Rich Baum has been serving as acting director after decades in the office and he too has been shut out of meetings due to Conway.
While Trump started his first year in office with a commission headed by former Gov. Chris Christie (R-NJ) that generated a report, little seems to have been done since.
“I don’t know what the agency is doing. I really don’t,” said former chief of staff Regina LaBelle, who served under President Barack Obama's administration. “They aren’t at the level of visibility you’d think they’d be at by now.”
In an interview with Politico rencetly, Conway claimed a circle of advisers help “formalize and centralize strategy, coordinate policy, scheduling and public awareness” throughout the government agencies. It's a definition for what the drug czar does.

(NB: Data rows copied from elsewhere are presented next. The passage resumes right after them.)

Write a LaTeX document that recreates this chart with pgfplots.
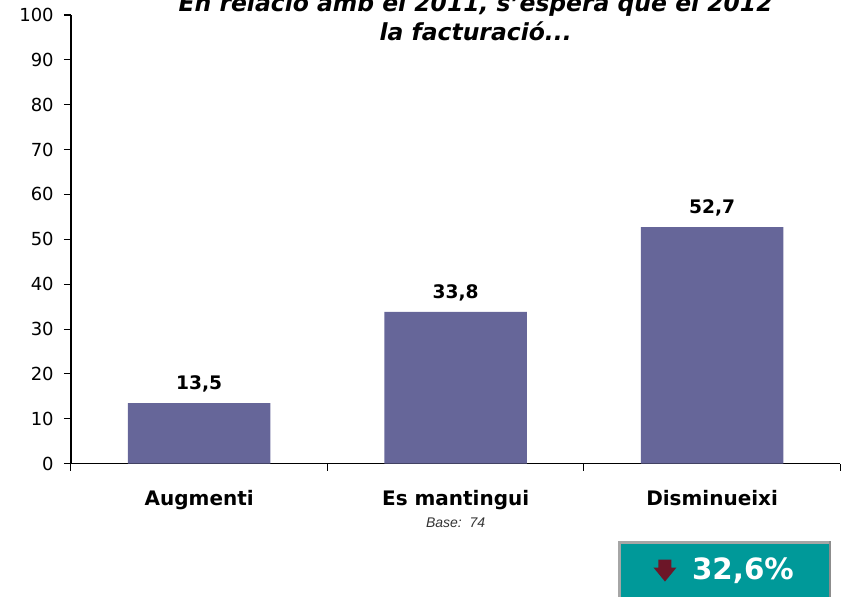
\documentclass[border=0pt]{standalone}
\usepackage{pgfplots}
\pgfplotsset{compat=1.18}
\usepackage{fontspec}
\setmainfont{DejaVu Sans}
\newfontfamily\arialf{Liberation Sans}
\definecolor{barblue}{RGB}{102,102,153}
\definecolor{boxteal}{RGB}{0,153,153}
\definecolor{arrowred}{RGB}{108,22,40}

\begin{document}
\begin{tikzpicture}
\begin{axis}[
  at={(0,0)}, anchor=south west,
  scale only axis, width=577.5pt, height=336.75pt,
  xmin=-0.5, xmax=2.5, ymin=0, ymax=100,
  axis x line*=bottom, axis y line*=left,
  axis line style={black, line width=1pt},
  ybar, bar width=107pt,
  xtick={0,1,2}, xticklabels={Augmenti, Es mantingui, Disminueixi},
  major x tick style={draw=none},
  minor xtick={-0.5,0.5,1.5,2.5},
  ytick={0,10,...,100},
  tick align=outside, major tick length=5.25pt, minor tick length=5.25pt,
  tick style={black, line width=0.8pt},
  xticklabel style={font=\bfseries\fontsize{15}{18}\selectfont, anchor=base, yshift=-26pt},
  yticklabel style={font=\fontsize{13.5}{15}\selectfont, anchor=east, inner sep=0pt, xshift=-7.5pt},
  /pgf/number format/assume math mode=true,
  nodes near coords={\pgfmathprintnumber[use comma,fixed,fixed zerofill,precision=1]{\pgfplotspointmeta}},
  nodes near coords style={font=\bfseries\fontsize{14}{16}\selectfont, anchor=base, yshift=10pt, black},
]
\addplot[fill=barblue, draw=none] coordinates {(0,13.5) (1,33.8) (2,52.7)};
\end{axis}
\begin{scope}[x=0.75pt, y=0.75pt]
\useasboundingbox (-71,-133) rectangle (770,464);
\node[anchor=base, font=\bfseries\itshape\fontsize{17.6}{20}\selectfont] at (405,452) {En relació amb el 2011, s'espera que el 2012};
\node[anchor=base, font=\bfseries\itshape\fontsize{17.6}{20}\selectfont] at (405,423) {la facturació...};
\node[font=\arialf\itshape\fontsize{10.5}{12}\selectfont, text=black!80] at (385,-59) {Base:\ \ 74};
\fill[gray!70] (547,-77) rectangle (761,-140);
\fill[black!45] (759,-77) rectangle (761,-140);
\fill[boxteal] (550,-80) rectangle (759,-140);
\fill[arrowred] (588,-96) -- (601,-96) -- (601,-104) -- (606,-104) -- (594.5,-118) -- (583,-104) -- (588,-104) -- cycle;
\node[anchor=base, text=white, font=\bfseries\fontsize{22}{26}\selectfont] at (672.5,-116) {32,6\%};
\end{scope}
\end{tikzpicture}
\end{document}
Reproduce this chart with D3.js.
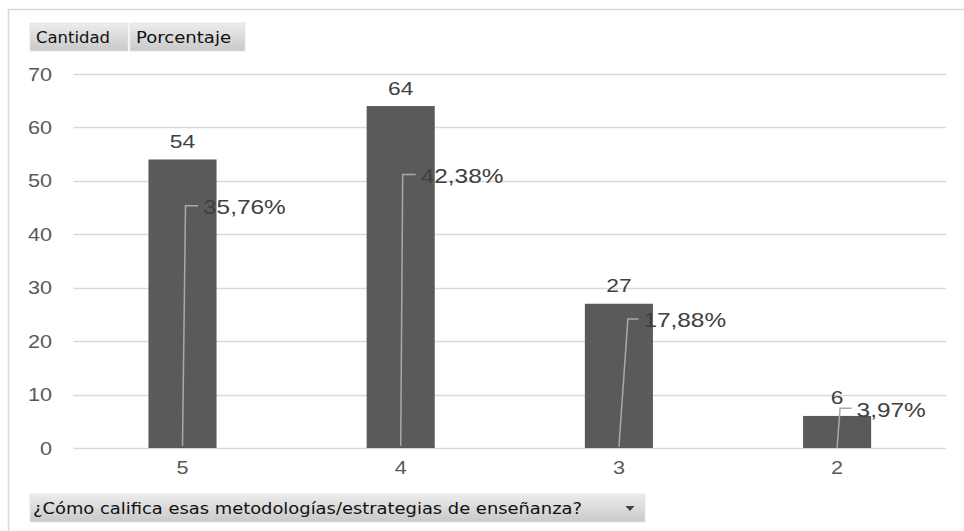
<!DOCTYPE html>
<html>
<head>
<meta charset="utf-8">
<script src="https://cdn.jsdelivr.net/npm/d3@7/dist/d3.min.js"></script>
<style>
  html, body { margin: 0; padding: 0; background: #ffffff; }
  svg { display: block; }
</style>
</head>
<body>
<svg id="chart" width="964" height="531"></svg>
<script>
// Pivot chart: rating of teaching methodologies (count and share)
const categories = ["5", "4", "3", "2"];
const cantidad = [54, 64, 27, 6];
const porcentaje = [35.76, 42.38, 17.88, 3.97];
const yTicks = [0, 10, 20, 30, 40, 50, 60, 70];
const fieldButtons = ["Cantidad", "Porcentaje"];
const axisField = "¿Cómo califica esas metodologías/estrategias de enseñanza?";

// Manually placed percentage labels (axis units) and their leader offsets (px)
const pctLabelAt = [45.35, 51.2, 24.15, 7.45];
const leaderTopDx = [3, 2, 9, 3];
const leaderTickDx = [15.5, 15, 19.5, 14.5];

const W = 964, H = 531;
const plot = { left: 73.4, right: 946.2, top: 74, bottom: 448 };

const svg = d3.select("#chart");

const defs = svg.append("defs");
const grad = defs.append("linearGradient")
  .attr("id", "btnGrad").attr("x1", 0).attr("y1", 0).attr("x2", 0).attr("y2", 1);
grad.append("stop").attr("offset", "0%").attr("stop-color", "#ececec");
grad.append("stop").attr("offset", "100%").attr("stop-color", "#c9c9c9");

// chart frame (left and top edges)
svg.append("path")
  .attr("d", `M8.5,${H} L8.5,9.5 L${W},9.5`)
  .attr("fill", "none").attr("stroke", "#d9d9d9").attr("stroke-width", 1.5);

const x = d3.scaleBand()
  .domain(categories)
  .range([plot.left, plot.right])
  .paddingInner(0.688)
  .paddingOuter(0.344);

const y = d3.scaleLinear().domain([0, 70]).range([plot.bottom, plot.top]);

// helper: horizontally widened text
function wideText(g, tx, ty, str, opts) {
  return g.append("text")
    .attr("transform", `translate(${tx},${ty}) scale(${opts.sx || 1.2},1)`)
    .attr("text-anchor", opts.anchor || "start")
    .attr("font-family", "'Liberation Sans', Arial, sans-serif")
    .attr("font-size", opts.size)
    .attr("fill", opts.fill)
    .text(str);
}

// gridlines
svg.append("g").selectAll("line").data(yTicks).join("line")
  .attr("x1", plot.left).attr("x2", plot.right)
  .attr("y1", d => Math.round(y(d)) + 0.5).attr("y2", d => Math.round(y(d)) + 0.5)
  .attr("stroke", "#d9d9d9").attr("stroke-width", 1.3);

// y axis labels
const yAxisG = svg.append("g");
yTicks.forEach(t => wideText(yAxisG, 52, y(t) + 6.5, String(t),
  { anchor: "end", size: 18, fill: "#595959" }));

// bars
svg.append("g").selectAll("rect").data(cantidad).join("rect")
  .attr("x", (d, i) => x(categories[i]))
  .attr("width", x.bandwidth())
  .attr("y", d => y(d))
  .attr("height", d => y(0) - y(d))
  .attr("fill", "#5a5a5a");

// count labels
const countG = svg.append("g");
cantidad.forEach((v, i) => {
  const cx = x(categories[i]) + x.bandwidth() / 2;
  wideText(countG, cx, y(v) - 11.5, String(v), { anchor: "middle", size: 19, fill: "#404040" });
});

// percentage series: leader lines from the (near-zero) percentage value to its label
const fmtPct = v => v.toFixed(2).replace(".", ",") + "%";
const pctG = svg.append("g");
porcentaje.forEach((p, i) => {
  const cx = x(categories[i]) + x.bandwidth() / 2;
  const ly = y(pctLabelAt[i]);
  pctG.append("path")
    .attr("d", `M${cx},${y(p / 100)} L${cx + leaderTopDx[i]},${ly} L${cx + leaderTickDx[i]},${ly}`)
    .attr("fill", "none").attr("stroke", "#a9a9a9").attr("stroke-width", 1.5);
  wideText(pctG, cx + leaderTickDx[i] + 5, ly + 8.5, fmtPct(p),
    { anchor: "start", size: 20, sx: 1.22, fill: "#404040" });
});

// category labels
const xAxisG = svg.append("g");
categories.forEach(c => wideText(xAxisG, x(c) + x.bandwidth() / 2, 474, c,
  { anchor: "middle", size: 18, fill: "#595959" }));

// field buttons
function button(bx, by, bw, bh, label, textW) {
  const g = svg.append("g");
  g.append("rect").attr("x", bx).attr("y", by).attr("width", bw).attr("height", bh)
    .attr("fill", "url(#btnGrad)").attr("stroke", "#e4e4e4").attr("stroke-width", 0.8);
  g.append("text")
    .attr("x", bx + 6).attr("y", by + bh / 2 + 6)
    .attr("font-family", "'DejaVu Sans', Tahoma, sans-serif")
    .attr("font-size", 16).attr("fill", "#111111")
    .attr("textLength", textW).attr("lengthAdjust", "spacingAndGlyphs")
    .text(label);
  return g;
}
button(30, 23, 98, 28, fieldButtons[0], 74);
button(130, 23, 115, 28, fieldButtons[1], 95);
const axisBtn = button(30, 494, 615, 28, axisField, 549);
axisBtn.select("text").attr("x", 33);
axisBtn.append("path")
  .attr("d", "M625.5,506 L634.5,506 L630,511 Z")
  .attr("fill", "#404040");
</script>
</body>
</html>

“I haven’t talked to Kellyanne at all and I’m from the worst state for this,” said Sen. Shelley Moore Capito (R-WV), whose state has the highest overdose death rate in the U.S. “I’m uncertain of her role.”
Sen. Rob Portman (R-OH), who has also been working on the opioid crisis, noted the same problem. His wife, however, was at an event with Conway for the first lady.
“If I want technical advice, I’m going to work with Baum,” said Rep. Tom MacArthur (R-NJ), who's co-chairing a bipartisan task force on heroin. “If I want to get a message to the president, Kellyanne is somebody that I know I can talk to.”
“Kellyanne Conway is not an expert in this field,” said Andrew Kessler. His consulting group, Slingshot Solutions, has worked with federal agencies on substance abuse issues. “She may be a political operative and a good political operative. But look. When you appoint a secretary of labor, you want someone with a labor background. When you appoint a secretary of defense, you want someone with a defense background. The opioid epidemic needs leadership that ‘speaks’ the language of drug policy.”
Trump is expected to issue a 95 percent budget cut to the “drug czar” office. He tried to do it last year in the budget but backed off.